Transcribe only the lines of the listing below from the one holding "Output the web" through the one holding "const INK = '#333';", inclusive, without any change.

* Begin DATASET ENTRIES *

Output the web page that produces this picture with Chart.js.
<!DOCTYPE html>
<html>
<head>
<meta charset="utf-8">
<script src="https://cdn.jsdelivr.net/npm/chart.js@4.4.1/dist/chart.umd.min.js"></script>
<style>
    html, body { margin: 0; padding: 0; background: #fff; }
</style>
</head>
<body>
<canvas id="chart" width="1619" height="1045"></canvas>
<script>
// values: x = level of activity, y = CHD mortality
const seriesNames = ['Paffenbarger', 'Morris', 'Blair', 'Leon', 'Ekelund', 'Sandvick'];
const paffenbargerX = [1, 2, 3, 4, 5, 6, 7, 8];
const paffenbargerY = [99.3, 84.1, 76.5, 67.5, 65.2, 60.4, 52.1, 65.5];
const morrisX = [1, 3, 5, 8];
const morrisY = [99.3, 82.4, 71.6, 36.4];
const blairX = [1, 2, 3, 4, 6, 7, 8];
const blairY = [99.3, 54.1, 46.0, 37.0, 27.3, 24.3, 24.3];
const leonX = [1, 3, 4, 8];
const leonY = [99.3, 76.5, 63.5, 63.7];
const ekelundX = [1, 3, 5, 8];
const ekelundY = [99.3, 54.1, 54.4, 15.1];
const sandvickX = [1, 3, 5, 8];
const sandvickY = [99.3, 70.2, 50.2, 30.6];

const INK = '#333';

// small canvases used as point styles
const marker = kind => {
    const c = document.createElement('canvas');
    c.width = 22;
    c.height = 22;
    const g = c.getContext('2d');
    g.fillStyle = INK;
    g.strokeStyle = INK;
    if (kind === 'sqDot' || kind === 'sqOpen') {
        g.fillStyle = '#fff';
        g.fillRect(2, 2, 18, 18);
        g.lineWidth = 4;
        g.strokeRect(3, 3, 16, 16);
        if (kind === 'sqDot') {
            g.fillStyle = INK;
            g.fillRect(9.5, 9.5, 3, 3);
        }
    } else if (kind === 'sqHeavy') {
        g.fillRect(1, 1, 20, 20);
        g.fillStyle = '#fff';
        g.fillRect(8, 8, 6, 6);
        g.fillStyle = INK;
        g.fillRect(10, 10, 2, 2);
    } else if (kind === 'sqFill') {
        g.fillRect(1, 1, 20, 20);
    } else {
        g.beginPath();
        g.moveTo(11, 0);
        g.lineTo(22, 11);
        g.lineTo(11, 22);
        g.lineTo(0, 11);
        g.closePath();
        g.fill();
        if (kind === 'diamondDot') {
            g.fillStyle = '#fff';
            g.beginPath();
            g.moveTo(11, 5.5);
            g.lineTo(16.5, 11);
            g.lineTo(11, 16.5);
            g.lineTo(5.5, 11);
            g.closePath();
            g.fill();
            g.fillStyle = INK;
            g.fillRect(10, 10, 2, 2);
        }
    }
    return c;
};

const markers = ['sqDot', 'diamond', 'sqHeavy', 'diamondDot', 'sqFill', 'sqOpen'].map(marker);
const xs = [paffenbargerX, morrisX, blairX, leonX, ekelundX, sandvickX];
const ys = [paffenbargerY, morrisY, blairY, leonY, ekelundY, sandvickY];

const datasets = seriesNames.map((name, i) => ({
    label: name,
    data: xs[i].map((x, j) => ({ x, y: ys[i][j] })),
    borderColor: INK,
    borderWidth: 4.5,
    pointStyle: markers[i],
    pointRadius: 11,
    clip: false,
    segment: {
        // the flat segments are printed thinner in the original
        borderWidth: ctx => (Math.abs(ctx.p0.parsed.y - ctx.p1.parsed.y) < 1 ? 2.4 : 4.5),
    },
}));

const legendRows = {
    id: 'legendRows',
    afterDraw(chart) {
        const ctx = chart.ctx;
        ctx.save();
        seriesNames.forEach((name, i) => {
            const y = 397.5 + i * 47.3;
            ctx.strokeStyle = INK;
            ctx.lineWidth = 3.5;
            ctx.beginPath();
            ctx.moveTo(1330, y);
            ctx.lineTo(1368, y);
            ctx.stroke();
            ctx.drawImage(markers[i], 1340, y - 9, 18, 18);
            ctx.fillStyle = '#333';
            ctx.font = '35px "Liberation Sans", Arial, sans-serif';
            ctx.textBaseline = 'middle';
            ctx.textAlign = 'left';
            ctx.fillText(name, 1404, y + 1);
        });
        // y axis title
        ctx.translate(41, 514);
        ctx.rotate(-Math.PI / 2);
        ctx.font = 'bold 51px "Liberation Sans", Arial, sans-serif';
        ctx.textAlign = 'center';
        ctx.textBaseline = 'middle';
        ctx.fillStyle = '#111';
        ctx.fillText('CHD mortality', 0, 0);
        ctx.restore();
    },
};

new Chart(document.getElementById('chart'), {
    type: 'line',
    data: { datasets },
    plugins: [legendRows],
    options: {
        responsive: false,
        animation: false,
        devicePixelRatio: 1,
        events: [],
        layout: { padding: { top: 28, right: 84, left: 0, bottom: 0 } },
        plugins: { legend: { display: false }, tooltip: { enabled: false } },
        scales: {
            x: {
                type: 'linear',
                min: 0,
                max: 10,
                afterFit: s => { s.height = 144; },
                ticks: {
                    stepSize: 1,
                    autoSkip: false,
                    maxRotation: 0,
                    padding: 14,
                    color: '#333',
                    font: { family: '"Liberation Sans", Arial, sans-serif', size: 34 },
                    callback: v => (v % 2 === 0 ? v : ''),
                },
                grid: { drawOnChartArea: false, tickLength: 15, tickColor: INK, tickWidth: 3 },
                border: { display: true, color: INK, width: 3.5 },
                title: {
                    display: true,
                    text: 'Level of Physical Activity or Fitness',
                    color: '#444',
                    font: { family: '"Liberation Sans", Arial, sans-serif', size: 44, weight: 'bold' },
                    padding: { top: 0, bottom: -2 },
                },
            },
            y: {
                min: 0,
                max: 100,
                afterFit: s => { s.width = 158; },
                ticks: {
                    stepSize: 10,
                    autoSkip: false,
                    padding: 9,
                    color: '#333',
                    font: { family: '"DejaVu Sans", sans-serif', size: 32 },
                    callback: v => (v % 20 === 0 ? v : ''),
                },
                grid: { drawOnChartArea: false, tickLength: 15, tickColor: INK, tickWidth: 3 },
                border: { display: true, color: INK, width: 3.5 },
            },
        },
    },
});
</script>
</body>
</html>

* End DATASET ENTRIES *
* Begin DATASET ENTRIES *

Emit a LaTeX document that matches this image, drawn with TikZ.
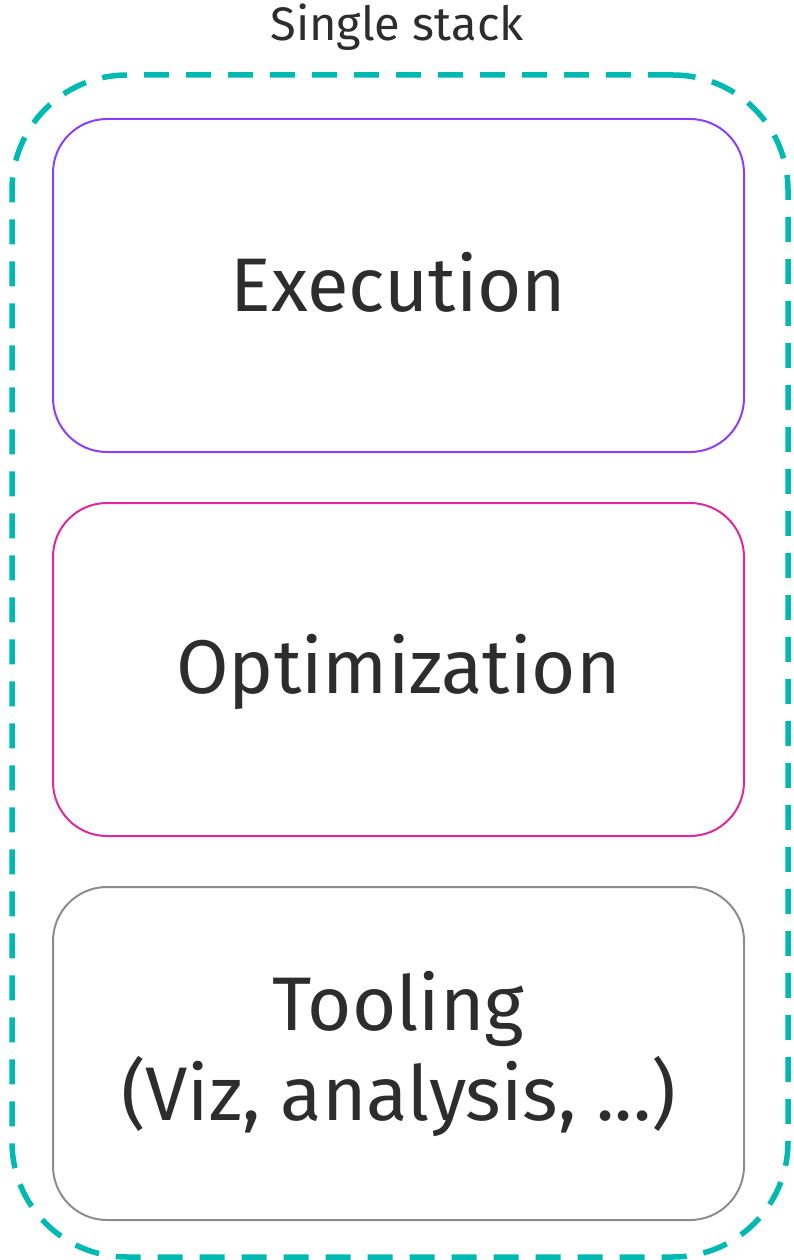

* End DATASET ENTRIES *

## REPLY
Output the web page that produces this picture with Chart.js.
<!DOCTYPE html>
<html>
<head>
<meta charset="utf-8">
<script src="https://cdn.jsdelivr.net/npm/chart.js@4.4.1/dist/chart.umd.min.js"></script>
<style>
    html, body { margin: 0; padding: 0; background: #fff; }
</style>
</head>
<body>
<canvas id="chart" width="1619" height="1045"></canvas>
<script>
// values: x = level of activity, y = CHD mortality
const seriesNames = ['Paffenbarger', 'Morris', 'Blair', 'Leon', 'Ekelund', 'Sandvick'];
const paffenbargerX = [1, 2, 3, 4, 5, 6, 7, 8];
const paffenbargerY = [99.3, 84.1, 76.5, 67.5, 65.2, 60.4, 52.1, 65.5];
const morrisX = [1, 3, 5, 8];
const morrisY = [99.3, 82.4, 71.6, 36.4];
const blairX = [1, 2, 3, 4, 6, 7, 8];
const blairY = [99.3, 54.1, 46.0, 37.0, 27.3, 24.3, 24.3];
const leonX = [1, 3, 4, 8];
const leonY = [99.3, 76.5, 63.5, 63.7];
const ekelundX = [1, 3, 5, 8];
const ekelundY = [99.3, 54.1, 54.4, 15.1];
const sandvickX = [1, 3, 5, 8];
const sandvickY = [99.3, 70.2, 50.2, 30.6];

const INK = '#333';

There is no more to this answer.